Impuissants devant le fait accompli, la famille va se montrer résiliente. Le petit frère de Butoyi de neuf ans son cadet va rester aux petits soins de sa sœur. Sa mère est aussi un peu plus présente, elle qui doit subvenir aux besoins de la famille presque seule car son mari est aussi infirme. L’auteur du forfait lui s’est fait la belle, direction la Tanzanie.
L’accouchement était prévu pour début avril 2021 mais les choses ne sont pas bien passées. À un mois du terme, Butoyi s’est retrouvée aux prises avec d’atroces contractions. Comble de malheur, comme elle est souvent seule, l’enfant naîtra sans assistance. C’est par le plus grand des hasards que la sœur jumelle mariée de Butoyi, qui passait par là et trouvera le bébé gisant à même le sol, inerte. Grace à l’intervention des voisines l’enfant sera réanimé et conduit à l’hôpital.

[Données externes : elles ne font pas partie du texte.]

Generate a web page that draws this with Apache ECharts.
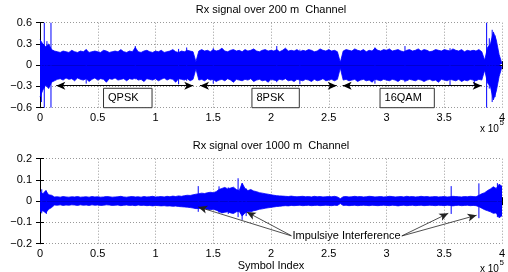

Mais malheureusement, il ne vivra qu’une petite semaine. Ne pouvant pas téter, il était nourri grâce aux bractées de bourgeons mâles des bananiers, umwanana, la famille ne pouvant pas se procurer un biberon. Butoyi elle, a développé une phobie envers les hommes. « Je me sens très mal dans ma peau. Quand je vois un homme, j’ai l’impression qu’il va me violer », susurre l’infortunée.